Article by Nikki Johnston
As a result of the advent of electronic conveyancing via platforms like PEXA, Conveyancers no longer must navigate the complications of cheque directions to an incoming mortgagee, time constraints, and the potential risk of spelling errors or incorrect amounts on the day of settlement. We are, however, facing a new issue; an increasing shortfall of funds on the morning of settlement.
During the approval process and the signing of the mortgage documents, most Finance Brokers and Bankers arrange for the incoming Mortgagee to provide the Conveyancer with full proceeds via PEXA. Once the client has signed a debit authority, the incoming Mortgagee can then debit the client’s nominated bank account for the balance required after the loan proceeds. Brokers will often refer to this as the ‘deposit’ amount when discussing with their clients.
In theory, this should be convenient for the conveyancer but, it limits us from knowing the exact funds that are available from the loan (total loan amount less bank and registration fees). Consequently, it is difficult to accurately calculate the precise balance owed by the client and subsequently move the necessary funds into the trust.
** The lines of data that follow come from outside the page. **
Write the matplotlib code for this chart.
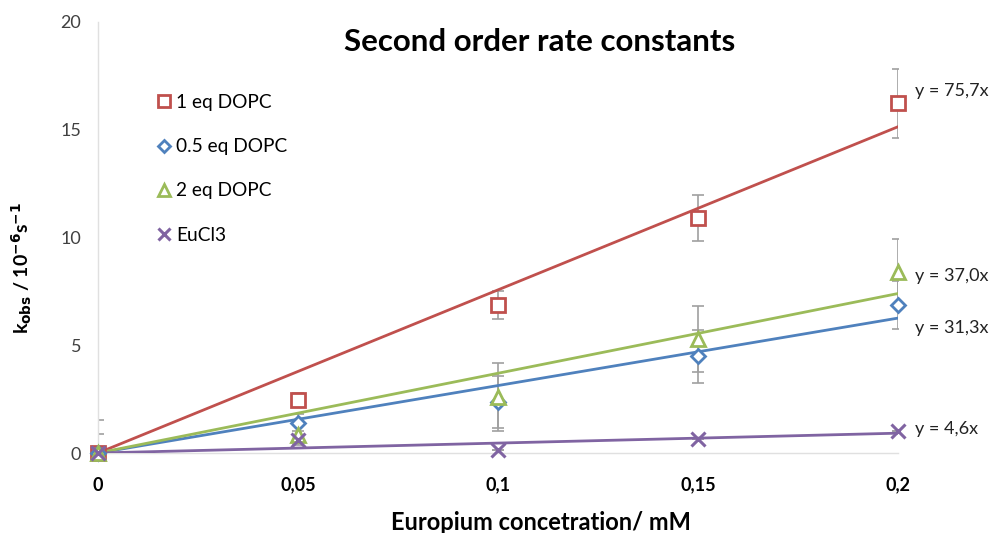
import matplotlib
matplotlib.use("Agg")
import matplotlib.pyplot as plt

plt.rcParams['font.family'] = ['Lato', 'DejaVu Sans']
plt.rcParams['mathtext.default'] = 'regular'

x = [0, 0.05, 0.1, 0.15, 0.2]
x_ticklabels = ['0', '0,05', '0,1', '0,15', '0,2']
y_ticks = [0, 5, 10, 15, 20]

red = [0, 2.48, 6.87, 10.89, 16.24]
red_err = [0, 0.3, 0.67, 1.07, 1.6]
blue = [0, 1.40, 2.35, 4.48, 6.87]
blue_err = [0.9, 0.4, 1.2, 1.24, 1.13]
green = [0, 0.85, 2.60, 5.30, 8.38]
green_err = [1.55, 0.5, 1.58, 1.53, 1.55]
purple = [0, 0.60, 0.15, 0.65, 1.00]
purple_err = [0, 0, 0, 0, 0]

names = ['1 eq DOPC', '0.5 eq DOPC', '2 eq DOPC', 'EuCl3']
slopes = [75.7, 31.3, 37.0, 4.6]
eq_labels = ['y = 75,7x', 'y = 31,3x', 'y = 37,0x', 'y = 4,6x']
eq_label_y = [16.8, 5.8, 8.21, 1.11]

colors = ['#C0504D', '#4F81BD', '#9BBB59', '#8064A2']
markers = ['s', 'D', '^', 'x']
msizes = [10, 7.5, 10, 10]
series = [red, blue, green, purple]
errs = [red_err, blue_err, green_err, purple_err]

fig = plt.figure(figsize=(9.97, 5.33), dpi=100)
ax = fig.add_axes([98/997, 80/533, 800/997, 431/533])

# error bars first
for ys, e in zip(series, errs):
    ax.errorbar(x, ys, yerr=e, fmt='none', ecolor='#A0A0A0', elinewidth=1.2,
                capsize=4, capthick=1.2, zorder=2)

# trend lines
for s, c in zip(slopes, colors):
    ax.plot([x[0], x[-1]], [s * x[0], s * x[-1]], color=c, lw=2.0, zorder=3)

handles = []
for ys, c, m, ms, n in zip(series, colors, markers, msizes, names):
    if m == 'x':
        h, = ax.plot(x, ys, linestyle='none', marker=m, ms=ms, mec=c, mew=2.2,
                     color=c, clip_on=False, zorder=4, label=n)
    else:
        h, = ax.plot(x, ys, linestyle='none', marker=m, ms=ms, mec=c, mfc='white',
                     mew=2.0, clip_on=False, zorder=4, label=n)
    handles.append(h)

for lab, yv in zip(eq_labels, eq_label_y):
    ax.annotate(lab, xy=(0.2, yv), xytext=(12, 0), textcoords='offset points',
                ha='left', va='center', fontsize=13, color='#222222',
                annotation_clip=False)

ax.set_xlim(0, 0.2)
ax.set_ylim(0, 20)
ax.set_xticks(x)
ax.set_xticklabels(x_ticklabels, fontsize=13, fontweight='bold', color='black')
ax.set_yticks(y_ticks)
ax.set_yticklabels([str(v) for v in y_ticks], fontsize=13, color='#404040')
ax.tick_params(axis='both', length=0)
ax.tick_params(axis='x', pad=17)
ax.tick_params(axis='y', pad=12)

for sp in ['top', 'right']:
    ax.spines[sp].set_visible(False)
ax.spines['left'].set_color('#E0E0E0')
ax.spines['bottom'].set_color('#E0E0E0')
ax.spines['left'].set_linewidth(1.0)
ax.spines['bottom'].set_linewidth(1.0)

ax.set_xlabel('Europium concetration/ mM', fontsize=17, fontweight='bold')
ax.xaxis.set_label_coords((541 - 98) / 800, (453 - 522) / 431)
ax.xaxis.label.set_va('center')
ax.set_ylabel(r'k$_{\mathbf{obs}}$ / 10$^{\mathbf{-6}}$s$^{\mathbf{-1}}$', fontsize=14,
              fontweight='bold')
ax.yaxis.set_label_coords((22 - 98) / 800, (453 - 268) / 431)
ax.yaxis.label.set_va('center')

fig.text(540/997, 1 - 42/533, 'Second order rate constants', ha='center', va='center',
         fontsize=22.5, fontweight='bold')

leg = fig.legend(handles=handles, loc='upper left', bbox_to_anchor=(157/997, 1 - 94/533),
                 frameon=False, fontsize=13.8, handlelength=0.7, handletextpad=0.3,
                 labelspacing=1.42, borderaxespad=0, borderpad=0, markerscale=0.85)

fig.savefig('out.png', dpi=100)
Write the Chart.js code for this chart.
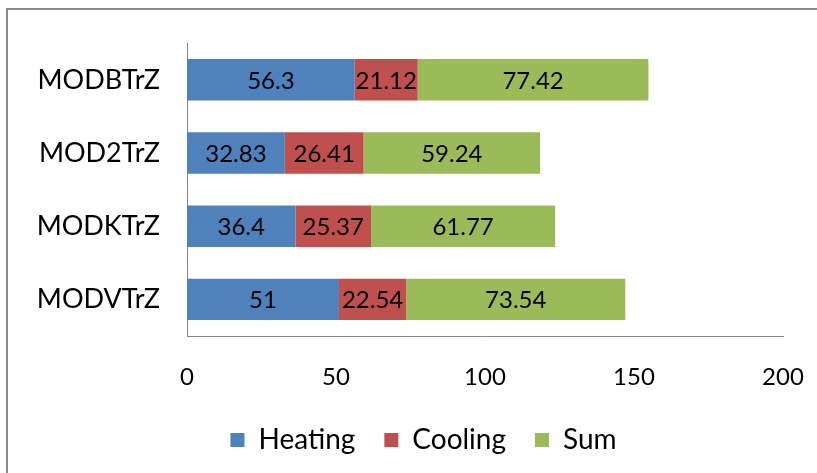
<!DOCTYPE html>
<html>
<head>
<meta charset="utf-8">
<script src="https://cdn.jsdelivr.net/npm/chart.js@4.4.1/dist/chart.umd.min.js"></script>
<style>
  html, body { margin: 0; padding: 0; background: #fff; }
  #wrap { width: 817px; height: 473px; position: relative; }
</style>
</head>
<body>
<div id="wrap"><canvas id="c" width="817" height="473"></canvas></div>
<script>
const categories = ['MODBTrZ', 'MOD2TrZ', 'MODKTrZ', 'MODVTrZ'];
const heating = [56.3, 32.83, 36.4, 51];
const cooling = [21.12, 26.41, 25.37, 22.54];
const sum = [77.42, 59.24, 61.77, 73.54];
const xTicks = [0, 50, 100, 150, 200];

const FONT = 'Lato, "Open Sans", sans-serif';

// Frame lines along the top and left edge of the figure
const framePlugin = {
  id: 'frame',
  beforeDraw(chart) {
    const ctx = chart.ctx;
    ctx.save();
    ctx.strokeStyle = '#8a8a8a';
    ctx.lineWidth = 2;
    ctx.beginPath();
    ctx.moveTo(6, 9);
    ctx.lineTo(chart.width, 9);
    ctx.moveTo(7, 8);
    ctx.lineTo(7, chart.height);
    ctx.stroke();
    ctx.restore();
  }
};

// Centre the legend row under the whole figure rather than the layout box
const legendShift = {
  id: 'legendShift',
  afterLayout(chart) {
    const lg = chart.legend;
    if (lg) {
      lg.left += 32;
      lg.right += 32;
    }
  }
};

// Value printed in the middle of each bar segment
const valueLabels = {
  id: 'valueLabels',
  afterDatasetsDraw(chart) {
    const ctx = chart.ctx;
    ctx.save();
    ctx.font = '24px ' + FONT;
    ctx.fillStyle = '#000';
    ctx.textAlign = 'center';
    ctx.textBaseline = 'middle';
    chart.data.datasets.forEach((ds, i) => {
      const meta = chart.getDatasetMeta(i);
      meta.data.forEach((bar, j) => {
        const p = bar.getCenterPoint();
        ctx.fillText(String(ds.data[j]), p.x, p.y + 1);
      });
    });
    ctx.restore();
  }
};

new Chart(document.getElementById('c'), {
  type: 'bar',
  data: {
    labels: categories,
    datasets: [
      { label: 'Heating', data: heating, backgroundColor: '#4F81BD' },
      { label: 'Cooling', data: cooling, backgroundColor: '#C0504D' },
      { label: 'Sum', data: sum, backgroundColor: '#9BBB59' }
    ]
  },
  options: {
    indexAxis: 'y',
    responsive: false,
    animation: false,
    layout: { padding: { top: 32, right: 34, left: 0, bottom: 9 } },
    datasets: { bar: { barPercentage: 1, categoryPercentage: 0.565, borderWidth: 0 } },
    scales: {
      x: {
        stacked: true,
        min: 0,
        max: 200,
        afterBuildTicks(scale) { scale.ticks = xTicks.map(v => ({ value: v })); },
        afterFit(scale) {
          scale.height = 61;
          scale.paddingLeft = 0;
          scale.paddingRight = 0;
        },
        grid: { display: false, drawTicks: false },
        border: { display: true, color: '#888', width: 1 },
        ticks: { color: '#000', padding: 27, font: { family: FONT, size: 24 } }
      },
      y: {
        stacked: true,
        afterFit(scale) { scale.width = 187; },
        grid: { display: false, drawTicks: false },
        border: { display: true, color: '#888', width: 1 },
        ticks: { color: '#000', padding: 27, font: { family: FONT, size: 27 } }
      }
    },
    plugins: {
      legend: {
        position: 'bottom',
        labels: {
          color: '#000',
          boxWidth: 14,
          boxHeight: 14,
          padding: 29,
          font: { family: FONT, size: 28 }
        }
      },
      tooltip: { enabled: false }
    }
  },
  plugins: [framePlugin, legendShift, valueLabels]
});
</script>
</body>
</html>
We’re now seeing a high percentage of issues on the day of settlement because the client does not have sufficient funds in their shortfall account.
It’s difficult to identify the breakdown in communication between brokers, banks and clients regarding necessary amounts occur but to avoid the issue, clear instructions should be provided to the client. We recommend seeking instruction regarding:
- Which bank account has been listed as the nominated account
- A recommended amount for the shortfall account (including a suggested $1,000 buffer for contingencies)
- Confirmation that the funds are available in the nominated account at least 1 day prior to settlement.